An article in the Monday New York Times raised the question of the inequality of representation in the U.S. Senate, in part by contrasting Rutland County (supposedly “spiffy” and flush with stimulus dollars) with neighboring Washington County, N.Y. (supposedly “scruffy” and starved of federal dollars).
The article showed that the Constitutional structure of two senators per state results in practice to huge imbalances in representation — a Vermont resident is one of 650,000 with two senators; a New York resident is one of 19 million with the same number of senators. Sixty-two senators represent one fourth of the U.S. population; six senators represent another fourth in its entirety. This has a direct impact on lobbying for federal money.
Vermont’s senators have been good at directing money to their home state. From health centers to conservation, law enforcement and pollution remediation, federal dollars have funded wholly or in part dozens of important projects and efforts in our state, out of proportion to our population.
But the Times article made a broader point, about how the Senate structure preserves an equal, or some would say, outsized voice for smaller, more rural states. In this group Vermont stands alone as liberal-leaning among Wyoming, Alaska, Nebraska and the Dakotas.
Experts say that this creates a drag on change, as a block of senators — or, using the filibuster, just one senator — can, and have, put a stop to almost any kind of legislation that may be overwhelmingly supported by the majority of voters. Whether this system deserves to survive is a question that has roots reaching back to the foundation of our country, and threads that run through every era, boiling down to the balance of power between the states and the federal government.
In its modern incarnation, this balance has become a pivot between the needs of urban residents and rural residents.
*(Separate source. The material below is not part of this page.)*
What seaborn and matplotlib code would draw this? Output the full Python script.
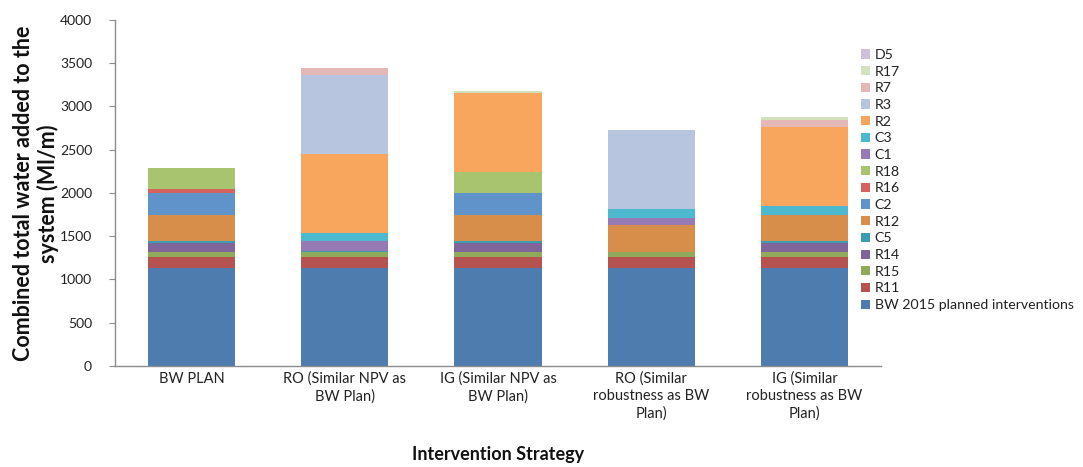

As the United States population becomes more concentrated in urban areas, the apportionment of two senators per state seems to exacerbate the inequality of representation.
The Times article gave the example of Fresno, Calif., population roughly 600,000, compared to the state of Wyoming, which has a roughly equivalent population. The problems the city and the state are trying to solve are incredibly different. But the fact that Fresno is one city in the largest state in the union puts it at a decided disadvantage when it comes to the Senate — Wyoming has two senators devoted entirely to its needs, while Fresno has a small share of two senators that are spead over 38 million people.
This also plays out in political battles like gun control. Cities like Chicago, Fresno and Detroit may need different legal tools to fight gun-related crime than a rural state like Wyoming or Vermont. But the smaller states can dominate on these issues, simply by being obstinate.
This harkens back to the court-ordered reapportionment struggle in Vermont, which happened now nearly 50 years ago, and radically shifted the balance of power in the Vermont House and Senate.
The way the Legislature once was organized was one town, one representative, while each county had one senator, with the remaining 16 apportioned by population. That meant that in 1963, tiny Stratton, population 38, had a voice in the House equal to Burlington, population 35,531. By the same measure, a senator from Chittenden County represented 14,885 residents while one from Grand Isle spoke for just 2,927. This had an impact similar to the one described at the federal level — small towns could wield undue influence at the state level, and often did, sometimes to the detriment of the state as a whole.
Vermont’s reapportionment was an emotional one, but in the end many of the state’s 246 representatives voted themselves out of a job, because it was the right thing to do. This, along with demographic shifts, paved the way for the rapid modernization of Vermont’s government in the later 1960s and into the 1970s. The state has benefitted greatly from this change — the United States might as well.
However, Vermont’s Legislature remains largely collegial, and the state’s small size contributes to a feeling of community and a shared future that appears to have faded from the U.S. House and Senate. This has helped Vermont’s small towns retain a voice in a system that is increasingly dominated by the interests of Chittenden County, the urban population center of this state.
While the cities and towns of Chittenden County have staked out a role in Vermont as a progressive leader in ideals of small urban communities, the rest of Vermont still embodies the tenets that we hold most true about our state — rural, frugal, hardworking and tolerant. That balance between the different faces of modern Vermont has developed in part due to the democratization of the reapportionment 50 years ago, but also because the state has retained a shared sense of identity and community.
That might be a good lesson for the country as a whole.